### [Work to be completed]
Take each line containing the word "this" and copy it.

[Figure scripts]

- - - - - - -

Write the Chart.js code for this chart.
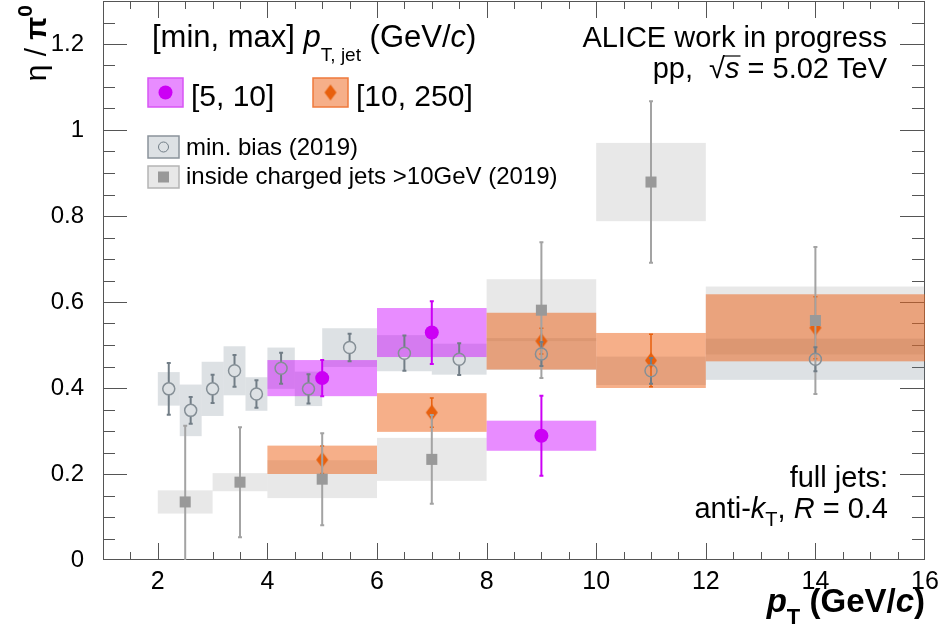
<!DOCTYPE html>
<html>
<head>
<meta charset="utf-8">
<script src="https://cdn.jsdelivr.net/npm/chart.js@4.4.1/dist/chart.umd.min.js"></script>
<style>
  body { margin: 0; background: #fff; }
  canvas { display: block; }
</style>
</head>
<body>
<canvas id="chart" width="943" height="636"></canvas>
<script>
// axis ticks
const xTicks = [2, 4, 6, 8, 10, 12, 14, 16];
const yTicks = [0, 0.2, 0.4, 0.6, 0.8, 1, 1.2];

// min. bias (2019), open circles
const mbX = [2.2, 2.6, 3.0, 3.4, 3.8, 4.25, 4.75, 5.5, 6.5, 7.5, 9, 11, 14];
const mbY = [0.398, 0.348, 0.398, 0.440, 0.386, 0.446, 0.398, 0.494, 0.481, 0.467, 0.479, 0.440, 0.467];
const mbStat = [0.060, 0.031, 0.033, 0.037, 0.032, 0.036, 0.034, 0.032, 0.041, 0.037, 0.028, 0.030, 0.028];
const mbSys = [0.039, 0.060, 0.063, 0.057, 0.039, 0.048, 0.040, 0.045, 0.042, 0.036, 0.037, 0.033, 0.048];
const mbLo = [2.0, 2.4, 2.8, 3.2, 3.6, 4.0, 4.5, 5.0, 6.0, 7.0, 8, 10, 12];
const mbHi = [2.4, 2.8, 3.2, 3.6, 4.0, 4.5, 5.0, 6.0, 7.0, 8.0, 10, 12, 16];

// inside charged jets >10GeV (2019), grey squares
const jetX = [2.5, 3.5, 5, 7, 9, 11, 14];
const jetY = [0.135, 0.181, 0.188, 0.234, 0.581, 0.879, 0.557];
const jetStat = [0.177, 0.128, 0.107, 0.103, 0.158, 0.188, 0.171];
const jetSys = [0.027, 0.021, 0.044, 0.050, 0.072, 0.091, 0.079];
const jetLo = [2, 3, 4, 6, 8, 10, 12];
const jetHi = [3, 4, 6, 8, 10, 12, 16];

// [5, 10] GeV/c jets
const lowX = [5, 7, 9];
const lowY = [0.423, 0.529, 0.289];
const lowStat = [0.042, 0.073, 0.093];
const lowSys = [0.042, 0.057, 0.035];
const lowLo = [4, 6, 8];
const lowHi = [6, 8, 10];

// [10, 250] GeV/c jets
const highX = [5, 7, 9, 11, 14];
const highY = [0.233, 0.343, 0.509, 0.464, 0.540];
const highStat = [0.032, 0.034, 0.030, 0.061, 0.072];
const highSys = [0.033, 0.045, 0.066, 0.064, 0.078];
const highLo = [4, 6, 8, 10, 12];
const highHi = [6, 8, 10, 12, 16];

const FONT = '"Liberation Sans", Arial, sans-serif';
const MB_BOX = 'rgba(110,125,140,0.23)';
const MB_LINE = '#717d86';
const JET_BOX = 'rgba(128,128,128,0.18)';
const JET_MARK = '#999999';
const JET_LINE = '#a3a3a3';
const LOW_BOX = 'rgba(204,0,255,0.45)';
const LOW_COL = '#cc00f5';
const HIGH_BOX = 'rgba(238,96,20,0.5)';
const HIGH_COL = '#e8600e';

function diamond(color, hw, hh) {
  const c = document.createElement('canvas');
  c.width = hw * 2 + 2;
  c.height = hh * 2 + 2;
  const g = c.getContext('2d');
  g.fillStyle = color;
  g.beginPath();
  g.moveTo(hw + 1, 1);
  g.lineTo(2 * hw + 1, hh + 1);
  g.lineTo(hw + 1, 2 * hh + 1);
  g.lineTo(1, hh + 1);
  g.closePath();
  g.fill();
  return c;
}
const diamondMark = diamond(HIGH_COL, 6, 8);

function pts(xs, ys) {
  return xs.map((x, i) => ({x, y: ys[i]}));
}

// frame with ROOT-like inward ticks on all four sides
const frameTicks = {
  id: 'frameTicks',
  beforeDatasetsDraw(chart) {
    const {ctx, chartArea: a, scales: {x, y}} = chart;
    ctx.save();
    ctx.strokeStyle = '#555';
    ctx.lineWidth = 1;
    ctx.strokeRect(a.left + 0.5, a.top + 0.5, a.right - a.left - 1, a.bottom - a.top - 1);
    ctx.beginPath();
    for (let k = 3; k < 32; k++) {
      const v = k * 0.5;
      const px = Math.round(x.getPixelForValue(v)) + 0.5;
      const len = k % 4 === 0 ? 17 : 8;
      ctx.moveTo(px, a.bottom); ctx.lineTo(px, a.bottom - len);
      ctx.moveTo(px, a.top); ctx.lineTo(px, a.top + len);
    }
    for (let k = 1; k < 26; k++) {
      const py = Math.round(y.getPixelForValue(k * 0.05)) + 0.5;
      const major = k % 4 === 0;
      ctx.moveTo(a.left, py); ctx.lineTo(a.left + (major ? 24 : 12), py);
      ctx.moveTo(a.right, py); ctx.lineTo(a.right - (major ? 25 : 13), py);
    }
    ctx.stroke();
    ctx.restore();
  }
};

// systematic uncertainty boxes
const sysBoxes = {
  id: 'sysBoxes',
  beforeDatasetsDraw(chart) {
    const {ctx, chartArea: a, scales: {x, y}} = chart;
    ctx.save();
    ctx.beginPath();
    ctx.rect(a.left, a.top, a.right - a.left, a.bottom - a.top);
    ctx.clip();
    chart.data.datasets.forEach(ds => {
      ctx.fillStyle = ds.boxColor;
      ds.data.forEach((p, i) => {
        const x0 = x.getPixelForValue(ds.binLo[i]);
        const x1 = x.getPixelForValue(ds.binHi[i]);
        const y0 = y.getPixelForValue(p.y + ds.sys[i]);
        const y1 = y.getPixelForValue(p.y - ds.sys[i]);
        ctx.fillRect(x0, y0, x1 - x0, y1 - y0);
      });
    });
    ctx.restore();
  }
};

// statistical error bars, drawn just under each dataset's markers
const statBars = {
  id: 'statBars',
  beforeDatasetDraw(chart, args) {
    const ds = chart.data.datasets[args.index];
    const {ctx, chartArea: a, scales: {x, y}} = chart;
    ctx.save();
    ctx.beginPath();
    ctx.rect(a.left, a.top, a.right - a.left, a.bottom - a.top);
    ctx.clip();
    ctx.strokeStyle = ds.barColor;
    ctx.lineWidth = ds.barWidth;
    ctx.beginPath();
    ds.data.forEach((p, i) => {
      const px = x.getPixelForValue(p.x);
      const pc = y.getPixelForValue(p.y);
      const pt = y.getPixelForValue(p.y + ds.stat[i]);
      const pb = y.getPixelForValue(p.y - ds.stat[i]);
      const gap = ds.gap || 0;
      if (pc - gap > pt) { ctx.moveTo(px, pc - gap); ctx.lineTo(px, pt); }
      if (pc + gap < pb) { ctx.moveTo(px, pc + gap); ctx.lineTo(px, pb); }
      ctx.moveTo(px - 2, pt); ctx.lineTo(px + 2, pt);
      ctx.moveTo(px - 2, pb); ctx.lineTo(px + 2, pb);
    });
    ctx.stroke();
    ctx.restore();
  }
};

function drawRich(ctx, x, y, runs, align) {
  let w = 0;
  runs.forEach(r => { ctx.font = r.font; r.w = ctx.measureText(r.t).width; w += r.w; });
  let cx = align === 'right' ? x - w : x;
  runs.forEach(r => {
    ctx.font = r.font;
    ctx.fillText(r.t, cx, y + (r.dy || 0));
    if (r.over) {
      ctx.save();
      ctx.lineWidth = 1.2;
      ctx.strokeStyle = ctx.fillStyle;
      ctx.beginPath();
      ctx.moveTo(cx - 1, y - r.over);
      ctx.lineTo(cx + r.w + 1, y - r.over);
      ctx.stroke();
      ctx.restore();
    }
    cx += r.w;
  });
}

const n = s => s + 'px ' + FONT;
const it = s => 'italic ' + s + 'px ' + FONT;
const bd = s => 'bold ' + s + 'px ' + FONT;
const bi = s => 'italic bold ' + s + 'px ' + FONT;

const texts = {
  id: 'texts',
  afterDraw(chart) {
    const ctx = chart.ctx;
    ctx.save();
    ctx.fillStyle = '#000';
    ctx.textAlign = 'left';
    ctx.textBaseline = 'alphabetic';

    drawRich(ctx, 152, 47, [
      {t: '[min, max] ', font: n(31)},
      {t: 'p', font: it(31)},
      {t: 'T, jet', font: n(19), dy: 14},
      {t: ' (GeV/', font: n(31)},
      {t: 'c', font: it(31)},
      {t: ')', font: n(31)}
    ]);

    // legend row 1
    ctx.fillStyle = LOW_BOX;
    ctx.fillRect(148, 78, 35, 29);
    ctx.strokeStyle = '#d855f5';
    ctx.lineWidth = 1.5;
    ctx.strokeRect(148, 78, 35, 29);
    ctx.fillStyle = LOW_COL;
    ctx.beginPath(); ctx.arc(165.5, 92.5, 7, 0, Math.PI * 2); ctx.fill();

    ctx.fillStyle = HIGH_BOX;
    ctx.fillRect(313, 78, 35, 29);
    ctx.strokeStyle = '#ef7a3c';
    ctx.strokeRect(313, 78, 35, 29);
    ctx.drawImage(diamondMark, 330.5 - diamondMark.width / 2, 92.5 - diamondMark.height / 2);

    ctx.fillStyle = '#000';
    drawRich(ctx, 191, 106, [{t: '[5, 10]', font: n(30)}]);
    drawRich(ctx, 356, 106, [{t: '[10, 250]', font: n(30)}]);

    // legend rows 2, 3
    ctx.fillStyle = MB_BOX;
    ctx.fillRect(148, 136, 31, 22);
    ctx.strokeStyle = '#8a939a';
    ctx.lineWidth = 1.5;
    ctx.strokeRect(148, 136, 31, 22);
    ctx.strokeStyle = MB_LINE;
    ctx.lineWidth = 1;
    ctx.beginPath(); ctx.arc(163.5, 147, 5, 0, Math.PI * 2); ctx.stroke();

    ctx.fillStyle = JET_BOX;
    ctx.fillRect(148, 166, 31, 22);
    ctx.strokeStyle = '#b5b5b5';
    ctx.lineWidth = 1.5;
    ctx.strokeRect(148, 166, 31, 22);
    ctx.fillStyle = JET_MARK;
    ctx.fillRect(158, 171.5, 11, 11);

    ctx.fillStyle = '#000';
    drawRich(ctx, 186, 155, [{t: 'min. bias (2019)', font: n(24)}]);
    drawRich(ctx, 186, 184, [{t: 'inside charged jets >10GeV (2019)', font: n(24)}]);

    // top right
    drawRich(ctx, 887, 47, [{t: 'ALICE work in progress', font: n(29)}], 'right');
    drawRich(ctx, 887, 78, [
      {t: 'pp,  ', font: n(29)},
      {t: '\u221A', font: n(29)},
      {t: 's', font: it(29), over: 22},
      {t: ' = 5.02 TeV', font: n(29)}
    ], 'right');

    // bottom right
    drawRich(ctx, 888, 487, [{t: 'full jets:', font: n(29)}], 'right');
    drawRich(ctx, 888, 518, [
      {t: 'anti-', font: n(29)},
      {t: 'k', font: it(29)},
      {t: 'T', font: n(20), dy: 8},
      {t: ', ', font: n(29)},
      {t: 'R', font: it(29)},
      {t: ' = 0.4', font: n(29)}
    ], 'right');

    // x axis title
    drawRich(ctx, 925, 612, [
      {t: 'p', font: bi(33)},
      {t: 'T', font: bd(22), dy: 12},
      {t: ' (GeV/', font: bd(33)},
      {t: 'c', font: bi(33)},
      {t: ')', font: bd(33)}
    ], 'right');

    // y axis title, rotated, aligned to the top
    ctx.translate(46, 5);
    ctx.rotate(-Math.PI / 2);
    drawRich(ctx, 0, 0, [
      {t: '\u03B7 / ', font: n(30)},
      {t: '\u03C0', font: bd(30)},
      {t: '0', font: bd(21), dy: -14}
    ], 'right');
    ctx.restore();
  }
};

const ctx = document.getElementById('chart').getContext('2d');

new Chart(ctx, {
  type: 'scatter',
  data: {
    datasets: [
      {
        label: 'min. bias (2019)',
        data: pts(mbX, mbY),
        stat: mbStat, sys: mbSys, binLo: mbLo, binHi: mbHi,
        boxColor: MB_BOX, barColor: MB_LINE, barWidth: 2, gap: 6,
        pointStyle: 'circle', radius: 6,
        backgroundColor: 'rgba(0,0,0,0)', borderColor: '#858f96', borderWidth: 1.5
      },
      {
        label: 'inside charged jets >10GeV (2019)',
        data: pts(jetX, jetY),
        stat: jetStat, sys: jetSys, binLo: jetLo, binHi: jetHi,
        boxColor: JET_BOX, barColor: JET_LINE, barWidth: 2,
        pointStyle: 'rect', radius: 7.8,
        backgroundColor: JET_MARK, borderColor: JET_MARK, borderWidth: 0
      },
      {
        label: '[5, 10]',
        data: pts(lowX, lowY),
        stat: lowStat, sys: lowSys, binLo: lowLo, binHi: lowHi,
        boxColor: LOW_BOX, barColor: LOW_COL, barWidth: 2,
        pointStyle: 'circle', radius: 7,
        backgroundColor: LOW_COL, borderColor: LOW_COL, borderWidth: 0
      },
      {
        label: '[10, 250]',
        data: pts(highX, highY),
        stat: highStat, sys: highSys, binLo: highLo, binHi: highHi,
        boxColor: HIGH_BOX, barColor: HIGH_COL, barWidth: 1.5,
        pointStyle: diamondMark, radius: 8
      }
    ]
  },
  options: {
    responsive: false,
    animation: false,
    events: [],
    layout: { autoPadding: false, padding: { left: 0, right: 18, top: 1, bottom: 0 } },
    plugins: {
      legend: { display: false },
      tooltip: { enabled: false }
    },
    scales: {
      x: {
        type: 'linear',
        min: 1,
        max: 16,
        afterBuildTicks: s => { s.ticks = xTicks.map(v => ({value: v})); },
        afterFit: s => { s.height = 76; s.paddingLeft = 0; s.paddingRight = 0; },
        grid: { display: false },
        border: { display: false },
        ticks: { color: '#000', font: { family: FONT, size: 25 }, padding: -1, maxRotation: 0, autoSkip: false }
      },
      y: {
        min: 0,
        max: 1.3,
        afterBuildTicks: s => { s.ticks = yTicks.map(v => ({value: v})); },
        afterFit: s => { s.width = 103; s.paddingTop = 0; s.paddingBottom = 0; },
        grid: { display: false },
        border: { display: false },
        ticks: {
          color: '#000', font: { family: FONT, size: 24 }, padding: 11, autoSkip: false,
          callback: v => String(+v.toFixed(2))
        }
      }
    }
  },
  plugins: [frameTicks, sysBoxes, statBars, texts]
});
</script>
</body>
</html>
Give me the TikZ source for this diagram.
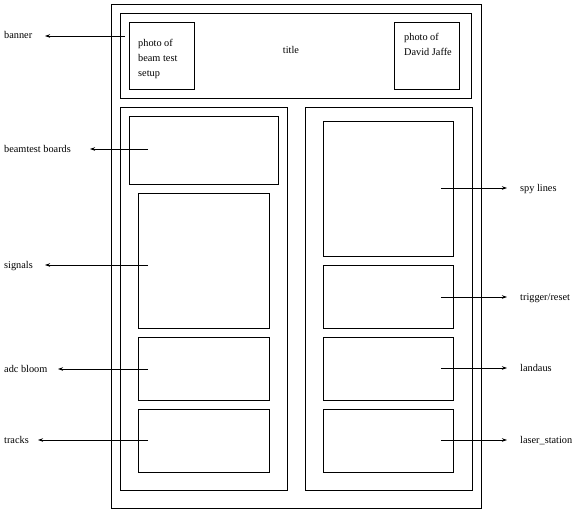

- - - - - - -

### [In response]
Write the Chart.js code for this chart.
Give me the TikZ source for this diagram.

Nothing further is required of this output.